EXERCISE.
Find each line containing the word "this" and report how many there are. Add nothing else.

## START RECORDS TO PROCESS

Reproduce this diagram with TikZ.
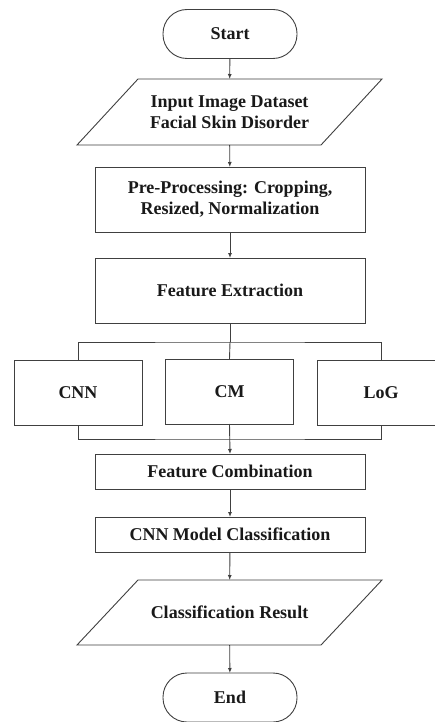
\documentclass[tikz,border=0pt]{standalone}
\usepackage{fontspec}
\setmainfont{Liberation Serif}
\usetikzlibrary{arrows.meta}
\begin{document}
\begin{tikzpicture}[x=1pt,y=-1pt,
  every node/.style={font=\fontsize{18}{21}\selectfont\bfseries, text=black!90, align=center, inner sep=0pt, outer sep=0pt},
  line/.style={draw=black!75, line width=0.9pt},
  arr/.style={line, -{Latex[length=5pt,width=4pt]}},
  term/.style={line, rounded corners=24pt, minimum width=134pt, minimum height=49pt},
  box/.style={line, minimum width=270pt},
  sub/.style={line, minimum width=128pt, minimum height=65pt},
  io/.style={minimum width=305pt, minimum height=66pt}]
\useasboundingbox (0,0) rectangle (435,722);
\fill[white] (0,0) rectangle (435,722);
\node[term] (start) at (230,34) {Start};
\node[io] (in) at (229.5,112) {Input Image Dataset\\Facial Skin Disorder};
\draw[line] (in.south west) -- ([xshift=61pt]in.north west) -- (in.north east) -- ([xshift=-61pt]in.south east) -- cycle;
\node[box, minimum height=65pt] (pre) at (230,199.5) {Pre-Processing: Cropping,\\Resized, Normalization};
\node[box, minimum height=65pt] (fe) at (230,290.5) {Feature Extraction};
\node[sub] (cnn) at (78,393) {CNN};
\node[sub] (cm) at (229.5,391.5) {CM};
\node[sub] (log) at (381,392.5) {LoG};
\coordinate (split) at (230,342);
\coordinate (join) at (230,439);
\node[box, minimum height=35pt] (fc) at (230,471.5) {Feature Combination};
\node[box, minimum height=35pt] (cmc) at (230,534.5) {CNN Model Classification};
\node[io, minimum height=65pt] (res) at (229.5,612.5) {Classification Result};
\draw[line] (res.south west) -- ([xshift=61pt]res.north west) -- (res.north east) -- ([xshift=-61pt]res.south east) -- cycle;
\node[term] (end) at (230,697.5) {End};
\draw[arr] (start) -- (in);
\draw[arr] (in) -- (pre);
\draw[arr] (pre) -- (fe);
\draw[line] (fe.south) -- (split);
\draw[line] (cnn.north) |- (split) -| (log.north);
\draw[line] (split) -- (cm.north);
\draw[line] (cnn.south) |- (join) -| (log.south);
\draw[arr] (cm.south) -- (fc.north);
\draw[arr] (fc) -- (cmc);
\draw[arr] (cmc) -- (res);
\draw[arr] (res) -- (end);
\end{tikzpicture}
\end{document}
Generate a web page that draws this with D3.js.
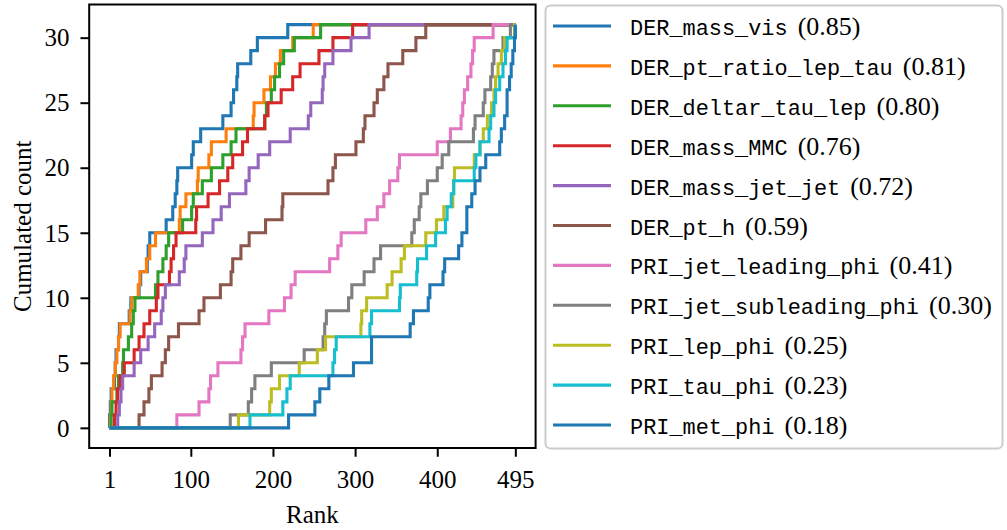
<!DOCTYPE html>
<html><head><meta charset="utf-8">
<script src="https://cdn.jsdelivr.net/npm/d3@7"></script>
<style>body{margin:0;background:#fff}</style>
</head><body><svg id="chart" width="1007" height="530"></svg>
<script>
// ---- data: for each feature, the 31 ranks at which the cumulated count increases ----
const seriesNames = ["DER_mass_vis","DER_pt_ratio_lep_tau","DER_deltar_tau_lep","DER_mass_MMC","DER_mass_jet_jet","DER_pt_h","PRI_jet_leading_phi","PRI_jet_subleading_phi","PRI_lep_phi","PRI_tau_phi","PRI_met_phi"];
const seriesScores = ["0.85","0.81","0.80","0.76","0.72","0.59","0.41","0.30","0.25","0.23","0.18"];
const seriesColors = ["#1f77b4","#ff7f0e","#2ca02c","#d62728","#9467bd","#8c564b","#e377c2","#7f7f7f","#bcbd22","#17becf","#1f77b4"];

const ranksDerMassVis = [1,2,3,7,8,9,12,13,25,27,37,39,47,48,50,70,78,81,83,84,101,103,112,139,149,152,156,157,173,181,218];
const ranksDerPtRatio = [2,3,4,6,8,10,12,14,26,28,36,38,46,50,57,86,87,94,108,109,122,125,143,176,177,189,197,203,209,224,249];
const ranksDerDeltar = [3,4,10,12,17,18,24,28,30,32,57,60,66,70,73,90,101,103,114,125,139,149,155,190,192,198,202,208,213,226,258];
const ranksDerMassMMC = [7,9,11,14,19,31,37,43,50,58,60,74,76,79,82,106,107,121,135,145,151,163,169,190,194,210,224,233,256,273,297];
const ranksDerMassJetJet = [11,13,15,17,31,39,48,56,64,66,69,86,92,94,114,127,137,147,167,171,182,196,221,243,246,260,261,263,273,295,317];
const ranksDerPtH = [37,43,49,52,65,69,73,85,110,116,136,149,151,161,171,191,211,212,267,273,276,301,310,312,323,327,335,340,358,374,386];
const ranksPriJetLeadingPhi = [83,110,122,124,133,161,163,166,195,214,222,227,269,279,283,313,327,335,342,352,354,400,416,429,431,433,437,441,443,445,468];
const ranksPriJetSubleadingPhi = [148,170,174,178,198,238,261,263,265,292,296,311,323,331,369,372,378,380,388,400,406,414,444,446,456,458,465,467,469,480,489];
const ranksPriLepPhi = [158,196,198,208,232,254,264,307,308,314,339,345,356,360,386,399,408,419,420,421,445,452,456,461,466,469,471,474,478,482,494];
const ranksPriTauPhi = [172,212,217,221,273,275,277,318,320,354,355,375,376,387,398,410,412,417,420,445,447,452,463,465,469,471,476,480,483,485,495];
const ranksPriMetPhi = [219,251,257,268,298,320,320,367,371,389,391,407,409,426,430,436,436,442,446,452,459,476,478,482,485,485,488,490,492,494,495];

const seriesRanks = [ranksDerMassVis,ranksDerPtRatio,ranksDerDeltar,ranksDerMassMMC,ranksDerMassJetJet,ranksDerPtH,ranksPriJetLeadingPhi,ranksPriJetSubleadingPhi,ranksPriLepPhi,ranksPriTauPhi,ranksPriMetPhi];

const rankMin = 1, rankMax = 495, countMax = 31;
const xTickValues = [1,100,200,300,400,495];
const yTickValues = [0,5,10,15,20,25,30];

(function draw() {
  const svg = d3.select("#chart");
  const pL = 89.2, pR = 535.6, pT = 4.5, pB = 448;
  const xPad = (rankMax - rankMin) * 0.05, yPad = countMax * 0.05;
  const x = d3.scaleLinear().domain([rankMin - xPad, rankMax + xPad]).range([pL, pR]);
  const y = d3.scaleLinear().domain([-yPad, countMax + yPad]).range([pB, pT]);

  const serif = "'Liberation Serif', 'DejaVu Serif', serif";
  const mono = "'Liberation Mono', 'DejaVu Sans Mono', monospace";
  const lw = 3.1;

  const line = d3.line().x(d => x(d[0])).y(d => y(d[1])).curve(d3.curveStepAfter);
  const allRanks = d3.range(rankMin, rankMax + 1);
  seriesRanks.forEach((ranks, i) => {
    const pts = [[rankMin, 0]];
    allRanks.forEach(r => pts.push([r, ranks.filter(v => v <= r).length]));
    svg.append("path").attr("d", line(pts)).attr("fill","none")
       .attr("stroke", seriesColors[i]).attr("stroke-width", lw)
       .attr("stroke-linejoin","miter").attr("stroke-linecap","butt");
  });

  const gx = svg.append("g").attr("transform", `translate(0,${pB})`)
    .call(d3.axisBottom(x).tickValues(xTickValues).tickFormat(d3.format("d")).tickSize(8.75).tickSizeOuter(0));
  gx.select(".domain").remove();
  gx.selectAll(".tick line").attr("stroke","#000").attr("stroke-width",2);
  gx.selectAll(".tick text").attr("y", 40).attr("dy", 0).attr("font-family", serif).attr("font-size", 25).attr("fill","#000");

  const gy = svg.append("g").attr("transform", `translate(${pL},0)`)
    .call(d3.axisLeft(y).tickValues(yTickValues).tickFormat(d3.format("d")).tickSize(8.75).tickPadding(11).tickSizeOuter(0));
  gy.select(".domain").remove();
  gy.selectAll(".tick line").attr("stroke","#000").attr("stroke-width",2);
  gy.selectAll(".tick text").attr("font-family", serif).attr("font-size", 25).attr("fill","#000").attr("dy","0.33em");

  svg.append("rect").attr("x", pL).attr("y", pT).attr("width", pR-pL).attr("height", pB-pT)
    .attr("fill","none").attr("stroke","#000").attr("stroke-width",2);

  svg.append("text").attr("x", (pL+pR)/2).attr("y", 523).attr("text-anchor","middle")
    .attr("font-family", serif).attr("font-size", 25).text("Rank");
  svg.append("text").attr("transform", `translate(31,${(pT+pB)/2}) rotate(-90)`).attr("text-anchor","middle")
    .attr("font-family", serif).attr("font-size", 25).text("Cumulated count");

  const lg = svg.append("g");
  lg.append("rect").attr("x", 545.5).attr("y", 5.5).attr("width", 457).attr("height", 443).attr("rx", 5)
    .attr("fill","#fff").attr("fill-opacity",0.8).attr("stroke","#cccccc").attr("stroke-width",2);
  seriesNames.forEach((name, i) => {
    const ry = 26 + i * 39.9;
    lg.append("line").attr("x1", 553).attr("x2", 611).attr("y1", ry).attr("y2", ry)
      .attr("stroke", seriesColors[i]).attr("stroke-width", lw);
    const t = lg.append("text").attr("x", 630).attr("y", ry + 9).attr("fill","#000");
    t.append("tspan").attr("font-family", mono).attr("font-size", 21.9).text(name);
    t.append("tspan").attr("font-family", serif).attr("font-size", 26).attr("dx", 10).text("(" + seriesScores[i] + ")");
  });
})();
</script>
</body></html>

## END RECORDS TO PROCESS

SOLUTION TO THE EXERCISE.
2